Genomic Prostate Score (GPS), a 17-gene molecular assay, strongly and independently predicts adverse pathology and time to biochemical recurrence in men with low- to intermediate-risk prostate cancer (PCa), a new study confirms.
Investigators led by Jennifer Cullen, MPh, PhD, of the Department of Defense, Center for Prostate Disease Research, in Rockville, Md., tested the validity of GPS using biopsies from 431 men with very low to intermediate-risk PCa from 2 U.S. military medical centers. The researchers assessed GPS’ abilities to predict adverse pathology at radical prostatectomy, biochemical recurrence, and metastasis.

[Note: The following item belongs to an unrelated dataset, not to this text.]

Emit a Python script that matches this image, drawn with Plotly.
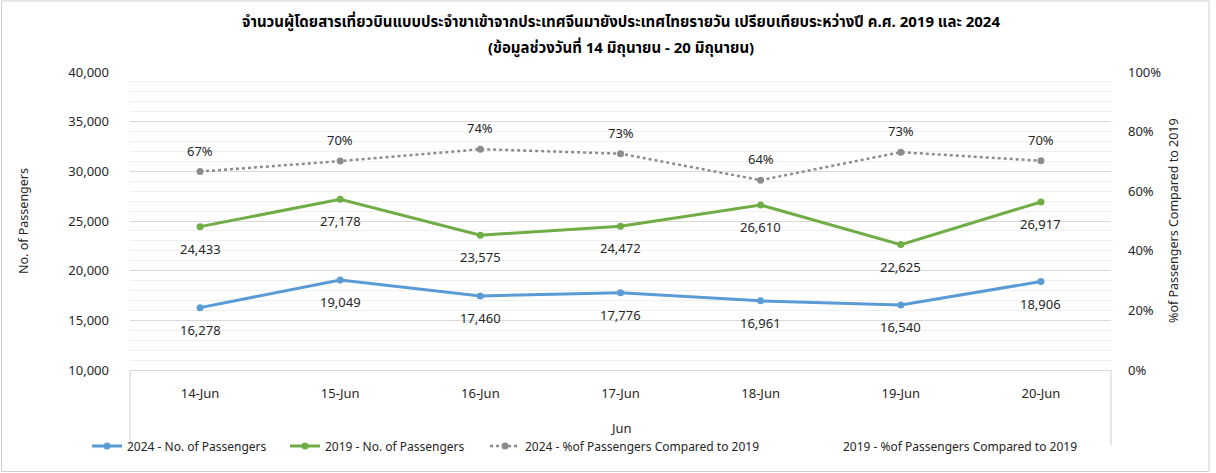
import plotly.graph_objects as go

categories = ["14-Jun", "15-Jun", "16-Jun", "17-Jun", "18-Jun", "19-Jun", "20-Jun"]
pax_2024 = [16278, 19049, 17460, 17776, 16961, 16540, 18906]
pax_2019 = [24433, 27178, 23575, 24472, 26610, 22625, 26917]
pct_2024 = [0.666, 0.701, 0.741, 0.726, 0.637, 0.731, 0.702]
left_ticks = [10000, 15000, 20000, 25000, 30000, 35000, 40000]
right_ticks = [0, 0.2, 0.4, 0.6, 0.8, 1.0]
title_line1 = "จำนวนผู้โดยสารเที่ยวบินแบบประจำขาเข้าจากประเทศจีนมายังประเทศไทยรายวัน เปรียบเทียบระหว่างปี ค.ศ. 2019 และ 2024"
title_line2 = "(ข้อมูลช่วงวันที่ 14 มิถุนายน - 20 มิถุนายน)"

FONT = "Noto Sans, Noto Sans Thai, Tahoma, sans-serif"
TXT = "#262626"
BLUE = "#5B9BD5"
GREEN = "#70AD47"
GRAY = "#8C8C8C"
FRAME = "#CFCFCF"

W, H = 1216, 473
L, R, T, B = 130, 105, 72, 103
PW, PH = W - L - R, H - T - B


def py(pix):
    return (T + PH - pix) / PH


def px(pix):
    return (pix - L) / PW


fig = go.Figure()
fig.add_trace(go.Scatter(x=categories, y=pax_2024, mode="lines+markers",
                         name="2024 - No. of Passengers", legend="legend",
                         line=dict(color=BLUE, width=3), marker=dict(size=7, color=BLUE)))
fig.add_trace(go.Scatter(x=categories, y=pax_2019, mode="lines+markers",
                         name="2019 - No. of Passengers", legend="legend2",
                         line=dict(color=GREEN, width=3), marker=dict(size=7, color=GREEN)))
fig.add_trace(go.Scatter(x=categories, y=pct_2024, mode="lines+markers", yaxis="y2",
                         name="2024 - %of Passengers Compared to 2019", legend="legend3",
                         line=dict(color=GRAY, width=2.5, dash="dot"), marker=dict(size=7, color=GRAY)))
fig.add_trace(go.Scatter(x=[categories[0]], y=[None], mode="lines", yaxis="y2",
                         name="2019 - %of Passengers Compared to 2019", legend="legend4",
                         line=dict(color="rgba(0,0,0,0)", width=0)))

lab_font = dict(size=13, color=TXT, family=FONT)
annotations = []
for c, v in zip(categories, pax_2024):
    annotations.append(dict(x=c, y=v, xref="x", yref="y", text=f"{v:,}", showarrow=False,
                            yshift=-22, font=lab_font))
for c, v in zip(categories, pax_2019):
    annotations.append(dict(x=c, y=v, xref="x", yref="y", text=f"{v:,}", showarrow=False,
                            yshift=-22, font=lab_font))
for c, v in zip(categories, pct_2024):
    annotations.append(dict(x=c, y=v, xref="x", yref="y2", text=f"{round(v*100):d}%", showarrow=False,
                            yshift=21, font=lab_font))
annotations.append(dict(x=0.5, y=py(428), xref="paper", yref="paper", text="Jun",
                        xanchor="center", yanchor="middle",
                        showarrow=False, font=lab_font))
annotations.append(dict(x=px(23), y=0.5, xref="paper", yref="paper", text="No. of Passengers",
                        xanchor="center", yanchor="middle",
                        textangle=-90, showarrow=False, font=dict(size=12.5, color=TXT, family=FONT)))
annotations.append(dict(x=px(1173), y=0.5, xref="paper", yref="paper",
                        text="%of Passengers Compared to 2019", xanchor="center", yanchor="middle",
                        textangle=-90, showarrow=False, font=dict(size=12.5, color=TXT, family=FONT)))
title_font = dict(size=15, color="#000000", family=FONT)
annotations.append(dict(x=0.5, y=py(22), xref="paper", yref="paper", xanchor="center", yanchor="middle",
                        text=f"<b>{title_line1}</b>", showarrow=False, font=title_font))
annotations.append(dict(x=0.5, y=py(48), xref="paper", yref="paper", xanchor="center", yanchor="middle",
                        text=f"<b>{title_line2}</b>", showarrow=False, font=title_font))

shapes = [
    dict(type="line", xref="paper", yref="paper", x0=0, x1=0, y0=0, y1=py(445),
         line=dict(color=FRAME, width=1)),
    dict(type="line", xref="paper", yref="paper", x0=1, x1=1, y0=0, y1=py(445),
         line=dict(color=FRAME, width=1)),
    dict(type="rect", xref="paper", yref="paper", x0=px(1.5), x1=px(1209),
         y0=py(471.5), y1=py(1), line=dict(color=FRAME, width=1)),
]

leg_font = dict(size=12, color=TXT, family=FONT)


def leg(xpix):
    return dict(orientation="h", x=xpix / W, xref="container", y=(H - 446) / H, yref="container",
                yanchor="middle", xanchor="left", font=leg_font, itemwidth=30,
                bgcolor="rgba(0,0,0,0)")


fig.update_layout(
    width=W, height=H,
    margin=dict(l=L, r=R, t=T, b=B),
    paper_bgcolor="white", plot_bgcolor="white",
    font=dict(family=FONT, size=13, color=TXT),
    showlegend=True,
    legend=leg(87), legend2=leg(285), legend3=leg(485), legend4=leg(803),
    xaxis=dict(type="category", range=[-0.5, 6.5], showgrid=False, showline=True,
               linecolor="#D9D9D9", linewidth=1, ticks="", ticklabelstandoff=11,
               tickfont=dict(size=13, color=TXT)),
    yaxis=dict(range=[10000, 40000], tickvals=left_ticks, tickformat=",", showgrid=True,
               gridcolor="#D9D9D9", gridwidth=1, zeroline=False, showline=False, ticks="",
               ticklabelstandoff=20, tickfont=dict(size=13, color=TXT),
               minor=dict(dtick=1000, showgrid=True, gridcolor="#F0F0F0", gridwidth=1)),
    yaxis2=dict(range=[0, 1], tickvals=right_ticks, tickformat=".0%", overlaying="y", side="right",
                showgrid=False, zeroline=False, showline=False, ticks="", ticklabelstandoff=16,
                tickfont=dict(size=13, color=TXT)),
    annotations=annotations,
    shapes=shapes,
)

fig.write_html("out.html")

According to findings published in European Urology, 163 men had adverse pathology, 62 experienced biochemical recurrence, and 5 developed metastases during a median 5-year follow up period. GPS predicted time to biochemical recurrence and time to metastasis. GPS was also strongly linked with adverse pathology and predicted both high-grade (primary Gleason pattern 4 or any pattern 5) and non-organ-confined disease (pT3). Notably, GPS was predictive for both Caucasian and African American patients (other racial groups were not adequately represented).
The strong independent association of GPS with these near- and longer-term clinical endpoints “establishes this assay as a robust measure of PCa aggressiveness,” the researchers stated. The test predicted both early and late biochemical recurrence and metastasis. Together, GPS gives physicians a “more accurate risk assessment to guide treatment decisions for men with newly diagnosed disease.”
The GPS assay includes genes representing “multiple, distinct biologic pathways involved in prostate tumorigenesis,” the researchers noted. All 4 gene groups predicted adverse pathology in this study. Downregulation of androgen signaling and upregulation of stromal response gene groups were also strongly linked with time to biochemical recurrence.